-- THE TASK --
Copy exactly the lines from the start of the material through the line with "0.932, 0.988, 1.022];". Pictures stay out of the copy.

-- STORED DATA --
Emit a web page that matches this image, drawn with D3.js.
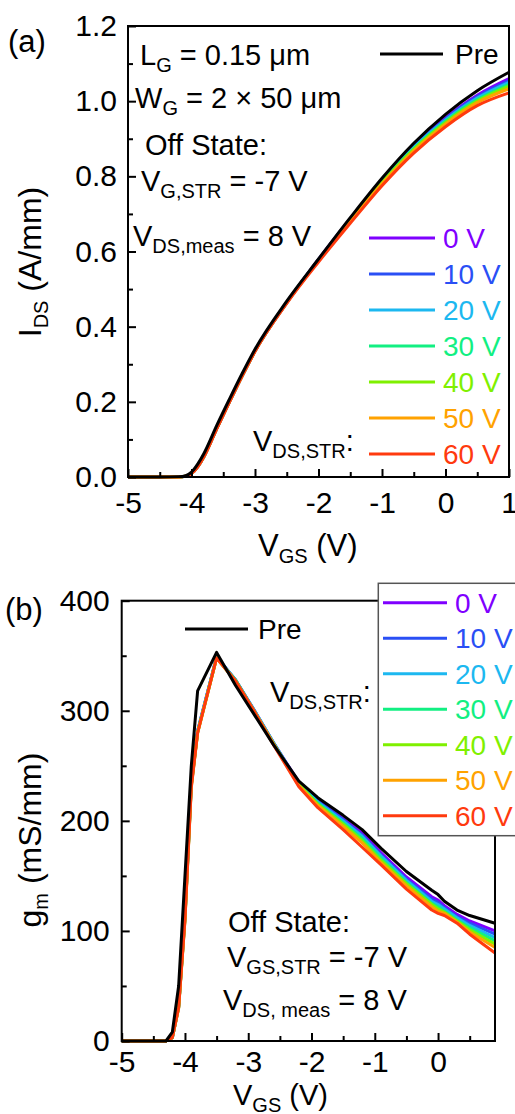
<!DOCTYPE html>
<html>
<head>
<meta charset="utf-8">
<script src="https://cdn.jsdelivr.net/npm/d3@7"></script>
<style>
  body { margin: 0; background: #fff; }
  svg text { font-family: "Liberation Sans", Arial, sans-serif; white-space: pre; }
</style>
</head>
<body>
<svg width="515" height="1114"></svg>
<script>
// ---- data ----
const stressLabels = ["0 V", "10 V", "20 V", "30 V", "40 V", "50 V", "60 V"];
const stressColors = ["#7f00ff", "#2a4ff5", "#1cb8f0", "#12ef82", "#7ff000", "#ffa200", "#ff3a0e"];

// panel (a): transfer curves, I_DS (A/mm) vs V_GS (V)
const vgsA = [-5, -4.5, -4.2, -4.1, -4.0, -3.9, -3.8, -3.6, -3.4, -3.2, -3.0, -2.5, -2.0, -1.5, -1.0, -0.5, 0, 0.5, 1.0];
const idsPre = [0, 0, 0.001, 0.003, 0.013, 0.035, 0.064, 0.138, 0.208, 0.276, 0.34, 0.468, 0.58, 0.69, 0.795, 0.888, 0.965, 1.028, 1.077];
const ids0V  = [0, 0, 0, 0.002, 0.009, 0.028, 0.056, 0.13, 0.201, 0.27, 0.335, 0.464, 0.579, 0.687, 0.790, 0.881, 0.956, 1.016, 1.060];
const ids10V = [0, 0, 0, 0.002, 0.009, 0.028, 0.056, 0.13, 0.201, 0.27, 0.335, 0.464, 0.578, 0.686, 0.788, 0.879, 0.953, 1.012, 1.055];
const ids20V = [0, 0, 0, 0.002, 0.009, 0.028, 0.056, 0.13, 0.201, 0.27, 0.335, 0.464, 0.578, 0.685, 0.787, 0.877, 0.950, 1.008, 1.050];
const ids30V = [0, 0, 0, 0.002, 0.009, 0.028, 0.056, 0.13, 0.201, 0.27, 0.335, 0.464, 0.577, 0.684, 0.785, 0.874, 0.947, 1.004, 1.045];
const ids40V = [0, 0, 0, 0.002, 0.009, 0.028, 0.056, 0.13, 0.201, 0.27, 0.335, 0.464, 0.576, 0.682, 0.783, 0.872, 0.943, 1.000, 1.040];
const ids50V = [0, 0, 0, 0.002, 0.009, 0.028, 0.056, 0.13, 0.201, 0.27, 0.335, 0.464, 0.575, 0.680, 0.780, 0.868, 0.939, 0.996, 1.033];
const ids60V = [0, 0, 0, 0.002, 0.009, 0.027, 0.055, 0.129, 0.2, 0.269, 0.334, 0.462, 0.572, 0.675, 0.775, 0.862, 0.932, 0.988, 1.022];

// panel (b): transconductance g_m (mS/mm) vs V_GS (V)
const vgsB = [-5, -4.5, -4.3, -4.2, -4.1, -4.0, -3.9, -3.8, -3.5, -3.2, -2.9, -2.6, -2.2, -1.9, -1.5, -1.2, -0.9, -0.5, -0.1, 0, 0.1, 0.3, 0.5, 0.9];
const gmPre = [0, 0, 0, 8, 50, 150, 250, 318, 353, 323, 296, 269, 236, 221, 205, 192, 175, 154, 137, 133, 127, 119, 114, 107];
const gm0V  = [0, 0, 0, 3, 32, 115, 235, 282, 349, 328, 300, 271, 235, 219, 202, 189, 171, 149, 131, 128, 123, 115, 109, 100];
const gm10V = [0, 0, 0, 3, 31, 113, 234, 281, 349, 328, 300, 271, 234, 218, 201, 187, 169, 147, 129, 126, 121, 113, 107, 97];
const gm20V = [0, 0, 0, 3, 31, 112, 233, 281, 349, 328, 300, 271, 234, 217, 200, 186, 168, 146, 127, 124, 120, 112, 105, 94];
const gm30V = [0, 0, 0, 3, 31, 112, 232, 281, 348, 328, 299, 270, 233, 216, 198, 184, 166, 144, 125, 122, 118, 110, 103, 91];
const gm40V = [0, 0, 0, 3, 30, 111, 232, 280, 348, 327, 299, 270, 233, 215, 197, 182, 164, 143, 124, 120, 117, 109, 101, 88];
const gm50V = [0, 0, 0, 3, 30, 110, 231, 280, 348, 327, 299, 270, 232, 214, 195, 180, 162, 141, 122, 118, 116, 108, 99, 85];
const gm60V = [0, 0, 0, 3, 30, 110, 230, 280, 348, 327, 299, 269, 231, 212, 192, 176, 160, 138, 119, 116, 114, 107, 97, 80];

const xTicksA = [-5, -4, -3, -2, -1, 0, 1];
const yTicksA = [0, 0.2, 0.4, 0.6, 0.8, 1.0, 1.2];
const xTicksB = [-5, -4, -3, -2, -1, 0];
const yTicksB = [0, 100, 200, 300, 400];

const idsStress = [ids0V, ids10V, ids20V, ids30V, ids40V, ids50V, ids60V];
const gmStress = [gm0V, gm10V, gm20V, gm30V, gm40V, gm50V, gm60V];

// ---- layout ----
const FS = 28, TICK = 30, ANN = 29, SUB = 20;
const svg = d3.select("svg");

function rich(g, x, y, parts, size) {
  size = size || ANN;
  const t = g.append("text").attr("x", x).attr("y", y).attr("font-size", size).attr("fill", "#000");
  let shift = 0;
  parts.forEach(p => {
    const isSub = Array.isArray(p);
    const s = isSub ? p[0] : p;
    const off = isSub ? 7 : 0;
    t.append("tspan").attr("dy", off - shift).attr("font-size", isSub ? SUB : size).text(s);
    shift = off;
  });
  return t;
}

function panel(opt) {
  const x = d3.scaleLinear().domain(opt.xDomain).range([opt.left, opt.right]);
  const y = d3.scaleLinear().domain(opt.yDomain).range([opt.bottom, opt.top]);
  const g = svg.append("g");

  // curves
  const line = (xs) => d3.line().x((d, i) => x(xs[i])).y(d => y(d)).curve(opt.curve);
  opt.stress.forEach((s, i) => {
    g.append("path").attr("d", line(opt.xs)(s)).attr("fill", "none")
      .attr("stroke", stressColors[i]).attr("stroke-width", 3).attr("stroke-linejoin", "round");
  });
  g.append("path").attr("d", line(opt.xs)(opt.pre)).attr("fill", "none")
    .attr("stroke", "#000").attr("stroke-width", 3).attr("stroke-linejoin", "round");

  // axes
  const styleAx = a => a.call(s => s.select(".domain").remove())
    .call(s => s.selectAll("line").attr("stroke", "#000").attr("stroke-width", 2))
    .call(s => s.selectAll("text").attr("font-size", TICK).attr("fill", "#000")
      .attr("font-family", "Liberation Sans, Arial, sans-serif"));

  g.append("g").attr("transform", `translate(0,${opt.bottom})`)
    .call(d3.axisBottom(x).tickValues(opt.xMinor).tickSize(-5).tickFormat(""))
    .call(styleAx);
  g.append("g").attr("transform", `translate(0,${opt.bottom})`)
    .call(d3.axisBottom(x).tickValues(opt.xTicks).tickSizeInner(-8).tickSizeOuter(0)
      .tickPadding(opt.xPad).tickFormat(d => String(d)))
    .call(styleAx);
  g.append("g").attr("transform", `translate(${opt.left},0)`)
    .call(d3.axisLeft(y).tickValues(opt.yMinor).tickSize(-5).tickFormat(""))
    .call(styleAx);
  g.append("g").attr("transform", `translate(${opt.left},0)`)
    .call(d3.axisLeft(y).tickValues(opt.yTicks).tickSizeInner(-8).tickSizeOuter(0)
      .tickPadding(opt.yPad).tickFormat(opt.yFmt))
    .call(styleAx);

  g.append("rect").attr("x", opt.left).attr("y", opt.top)
    .attr("width", opt.right - opt.left).attr("height", opt.bottom - opt.top)
    .attr("fill", "none").attr("stroke", "#000").attr("stroke-width", 2);
  return { g, x, y };
}

// ---------- panel (a) ----------
const A = panel({
  left: 128, right: 509, top: 26, bottom: 477,
  xDomain: [-5, 1], yDomain: [0, 1.2],
  xs: vgsA, pre: idsPre, stress: idsStress, curve: d3.curveMonotoneX,
  xTicks: xTicksA, xMinor: [-4.5, -3.5, -2.5, -1.5, -0.5, 0.5],
  yTicks: yTicksA, yMinor: [0.1, 0.3, 0.5, 0.7, 0.9, 1.1],
  xPad: 15, yPad: 11, yFmt: d3.format(".1f")
});

svg.append("text").attr("x", 8).attr("y", 52).attr("font-size", 31).text("(a)");
rich(svg, 140, 65, ["L", ["G"], " = 0.15 μm"]);
rich(svg, 135, 108, ["W", ["G"], " = 2 × 50 μm"]);
rich(svg, 145, 155, ["Off State:"]);
rich(svg, 141, 191, ["V", ["G,STR"], " = -7 V"]);
rich(svg, 133, 246, ["V", ["DS,meas"], " = 8 V"]);
rich(svg, 253, 451, ["V", ["DS,STR"], ":"]);

rich(svg, 258, 556, ["V", ["GS"], " (V)"], 31);
rich(svg.append("g").attr("transform", "translate(41,262) rotate(-90)"), 0, 0, ["I", ["DS"], " (A/mm)"], 32)
  .attr("text-anchor", "middle");

// legend (a)
svg.append("line").attr("x1", 380).attr("x2", 443).attr("y1", 54).attr("y2", 54)
  .attr("stroke", "#000").attr("stroke-width", 3);
svg.append("text").attr("x", 455).attr("y", 54).attr("dy", "0.35em").attr("font-size", FS).text("Pre");
stressLabels.forEach((s, i) => {
  const yy = 238 + i * 36;
  svg.append("line").attr("x1", 369).attr("x2", 435).attr("y1", yy).attr("y2", yy)
    .attr("stroke", stressColors[i]).attr("stroke-width", 3);
  svg.append("text").attr("x", 443).attr("y", yy).attr("dy", "0.35em")
    .attr("font-size", FS).attr("fill", stressColors[i]).text(s);
});

// ---------- panel (b) ----------
const B = panel({
  left: 121.7, right: 495, top: 600.7, bottom: 1041,
  xDomain: [-5, 0.9], yDomain: [0, 400],
  xs: vgsB, pre: gmPre, stress: gmStress, curve: d3.curveLinear,
  xTicks: xTicksB, xMinor: [-4.5, -3.5, -2.5, -1.5, -0.5, 0.5],
  yTicks: yTicksB, yMinor: [50, 150, 250, 350],
  xPad: 10, yPad: 12, yFmt: d3.format("d")
});

svg.append("text").attr("x", 5).attr("y", 620).attr("font-size", 31).text("(b)");
rich(svg, 228, 932, ["Off State:"]);
rich(svg, 227, 967, ["V", ["GS,STR"], " = -7 V"]);
rich(svg, 223, 1010, ["V", ["DS, meas"], " = 8 V"]);
rich(svg, 270, 702, ["V", ["DS,STR"], ":"]);

rich(svg, 233, 1105, ["V", ["GS"], " (V)"], 29);
rich(svg.append("g").attr("transform", "translate(41,840) rotate(-90)"), 0, 0, ["g", ["m"], " (mS/mm)"], 32)
  .attr("text-anchor", "middle");

svg.append("line").attr("x1", 185).attr("x2", 248).attr("y1", 629).attr("y2", 629)
  .attr("stroke", "#000").attr("stroke-width", 3);
svg.append("text").attr("x", 258).attr("y", 629).attr("dy", "0.35em").attr("font-size", FS).text("Pre");

svg.append("rect").attr("x", 378.3).attr("y", 583.3).attr("width", 150).attr("height", 252.4)
  .attr("fill", "#fff").attr("stroke", "#555").attr("stroke-width", 1.5);
stressLabels.forEach((s, i) => {
  const yy = 602.7 + i * 35.5;
  svg.append("line").attr("x1", 383).attr("x2", 447).attr("y1", yy).attr("y2", yy)
    .attr("stroke", stressColors[i]).attr("stroke-width", 3);
  svg.append("text").attr("x", 455).attr("y", yy).attr("dy", "0.35em")
    .attr("font-size", FS).attr("fill", stressColors[i]).text(s);
});
</script>
</body>
</html>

-- WORKED SOLUTION --
Emit a web page that matches this image, drawn with D3.js.
<!DOCTYPE html>
<html>
<head>
<meta charset="utf-8">
<script src="https://cdn.jsdelivr.net/npm/d3@7"></script>
<style>
  body { margin: 0; background: #fff; }
  svg text { font-family: "Liberation Sans", Arial, sans-serif; white-space: pre; }
</style>
</head>
<body>
<svg width="515" height="1114"></svg>
<script>
// ---- data ----
const stressLabels = ["0 V", "10 V", "20 V", "30 V", "40 V", "50 V", "60 V"];
const stressColors = ["#7f00ff", "#2a4ff5", "#1cb8f0", "#12ef82", "#7ff000", "#ffa200", "#ff3a0e"];

// panel (a): transfer curves, I_DS (A/mm) vs V_GS (V)
const vgsA = [-5, -4.5, -4.2, -4.1, -4.0, -3.9, -3.8, -3.6, -3.4, -3.2, -3.0, -2.5, -2.0, -1.5, -1.0, -0.5, 0, 0.5, 1.0];
const idsPre = [0, 0, 0.001, 0.003, 0.013, 0.035, 0.064, 0.138, 0.208, 0.276, 0.34, 0.468, 0.58, 0.69, 0.795, 0.888, 0.965, 1.028, 1.077];
const ids0V  = [0, 0, 0, 0.002, 0.009, 0.028, 0.056, 0.13, 0.201, 0.27, 0.335, 0.464, 0.579, 0.687, 0.790, 0.881, 0.956, 1.016, 1.060];
const ids10V = [0, 0, 0, 0.002, 0.009, 0.028, 0.056, 0.13, 0.201, 0.27, 0.335, 0.464, 0.578, 0.686, 0.788, 0.879, 0.953, 1.012, 1.055];
const ids20V = [0, 0, 0, 0.002, 0.009, 0.028, 0.056, 0.13, 0.201, 0.27, 0.335, 0.464, 0.578, 0.685, 0.787, 0.877, 0.950, 1.008, 1.050];
const ids30V = [0, 0, 0, 0.002, 0.009, 0.028, 0.056, 0.13, 0.201, 0.27, 0.335, 0.464, 0.577, 0.684, 0.785, 0.874, 0.947, 1.004, 1.045];
const ids40V = [0, 0, 0, 0.002, 0.009, 0.028, 0.056, 0.13, 0.201, 0.27, 0.335, 0.464, 0.576, 0.682, 0.783, 0.872, 0.943, 1.000, 1.040];
const ids50V = [0, 0, 0, 0.002, 0.009, 0.028, 0.056, 0.13, 0.201, 0.27, 0.335, 0.464, 0.575, 0.680, 0.780, 0.868, 0.939, 0.996, 1.033];
const ids60V = [0, 0, 0, 0.002, 0.009, 0.027, 0.055, 0.129, 0.2, 0.269, 0.334, 0.462, 0.572, 0.675, 0.775, 0.862, 0.932, 0.988, 1.022];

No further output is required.